**Data provided:**

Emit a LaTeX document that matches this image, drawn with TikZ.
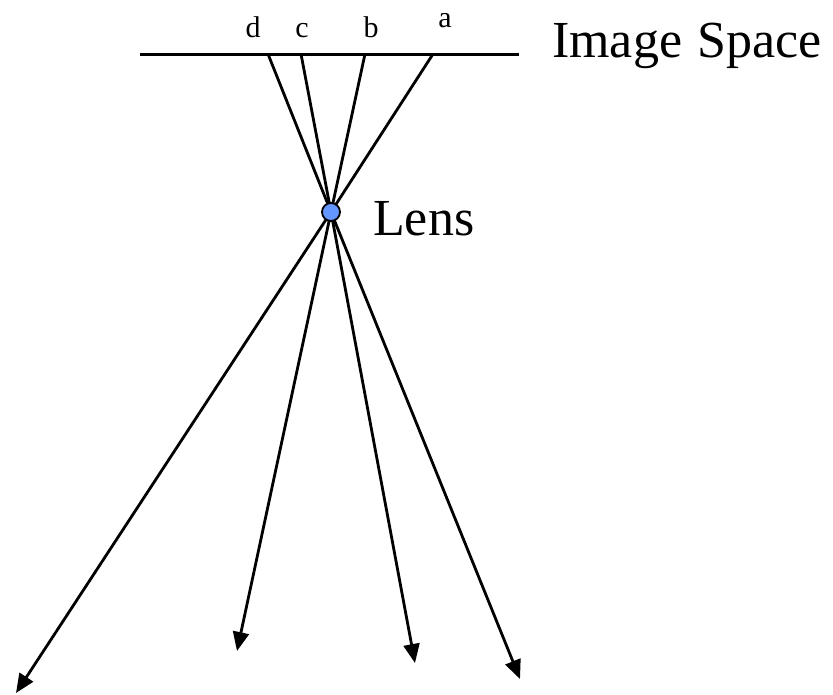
\documentclass[tikz,border=0pt]{standalone}
\usepackage{fontspec}
\setmainfont{Liberation Serif}
\usetikzlibrary{arrows.meta}
\definecolor{lensblue}{RGB}{100,150,255}
\tikzset{
  ray/.style={line width=2.8pt},
  rayarrow/.style={line width=2.8pt,-{Triangle[length=19pt,width=16pt]}},
  bigtext/.style={font=\fontsize{52}{60}\selectfont,inner sep=0pt,anchor=base west},
  smalltext/.style={font=\fontsize{30}{34}\selectfont,inner sep=0pt,anchor=base},
  lensdot/.style={circle,draw=black,line width=1.8pt,fill=lensblue,minimum size=18pt,inner sep=0pt}
}
\begin{document}
\begin{tikzpicture}[x=1pt,y=-1pt]
\useasboundingbox (0,0) rectangle (833,694);
% image plane
\coordinate (pl) at (140,54);
\coordinate (pr) at (519,54);
\draw[line width=3pt] (pl) -- (pr);
% points on image plane
\coordinate (pa) at (433,54);
\coordinate (pb) at (365,54);
\coordinate (pc) at (301,54);
\coordinate (pd) at (268,54);
% arrow tips
\coordinate (ta) at (16,693);
\coordinate (tb) at (237,651);
\coordinate (tc) at (415,663);
\coordinate (td) at (520,679);
\coordinate (lc) at (331,212);
% rays
\draw[ray] (pa) -- (lc);
\draw[ray] (pb) -- (lc);
\draw[ray] (pc) -- (lc);
\draw[ray] (pd) -- (lc);
\draw[rayarrow] (lc) -- (ta);
\draw[rayarrow] (lc) -- (tb);
\draw[rayarrow] (lc) -- (tc);
\draw[rayarrow] (lc) -- (td);
\node[lensdot] (lens) at (lc) {};
% labels
\node[smalltext] (la) at (445,27) {a};
\node[smalltext] (lb) at (371,37) {b};
\node[smalltext] (lcc) at (302,37) {c};
\node[smalltext] (ld) at (253,37) {d};
\node[bigtext] (img) at (552,57) {Image\hspace{0.3em}Space};
\node[bigtext] (lenslabel) at (373,235) {Lens};
\end{tikzpicture}
\end{document}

**Your goal:**
Without the pictures, write out all of the material exactly.

**Complete answer:**
Emit a LaTeX document that matches this image, drawn with TikZ.
\documentclass[tikz,border=0pt]{standalone}
\usepackage{fontspec}
\setmainfont{Liberation Serif}
\usetikzlibrary{arrows.meta}
\definecolor{lensblue}{RGB}{100,150,255}
\tikzset{
  ray/.style={line width=2.8pt},
  rayarrow/.style={line width=2.8pt,-{Triangle[length=19pt,width=16pt]}},
  bigtext/.style={font=\fontsize{52}{60}\selectfont,inner sep=0pt,anchor=base west},
  smalltext/.style={font=\fontsize{30}{34}\selectfont,inner sep=0pt,anchor=base},
  lensdot/.style={circle,draw=black,line width=1.8pt,fill=lensblue,minimum size=18pt,inner sep=0pt}
}
\begin{document}
\begin{tikzpicture}[x=1pt,y=-1pt]
\useasboundingbox (0,0) rectangle (833,694);
% image plane
\coordinate (pl) at (140,54);
\coordinate (pr) at (519,54);
\draw[line width=3pt] (pl) -- (pr);
% points on image plane
\coordinate (pa) at (433,54);
\coordinate (pb) at (365,54);
\coordinate (pc) at (301,54);
\coordinate (pd) at (268,54);
% arrow tips
\coordinate (ta) at (16,693);
\coordinate (tb) at (237,651);
\coordinate (tc) at (415,663);
\coordinate (td) at (520,679);
\coordinate (lc) at (331,212);
% rays
\draw[ray] (pa) -- (lc);
\draw[ray] (pb) -- (lc);
\draw[ray] (pc) -- (lc);
\draw[ray] (pd) -- (lc);
\draw[rayarrow] (lc) -- (ta);
\draw[rayarrow] (lc) -- (tb);
\draw[rayarrow] (lc) -- (tc);
\draw[rayarrow] (lc) -- (td);
\node[lensdot] (lens) at (lc) {};
% labels
\node[smalltext] (la) at (445,27) {a};
\node[smalltext] (lb) at (371,37) {b};
\node[smalltext] (lcc) at (302,37) {c};
\node[smalltext] (ld) at (253,37) {d};
\node[bigtext] (img) at (552,57) {Image\hspace{0.3em}Space};
\node[bigtext] (lenslabel) at (373,235) {Lens};
\end{tikzpicture}
\end{document}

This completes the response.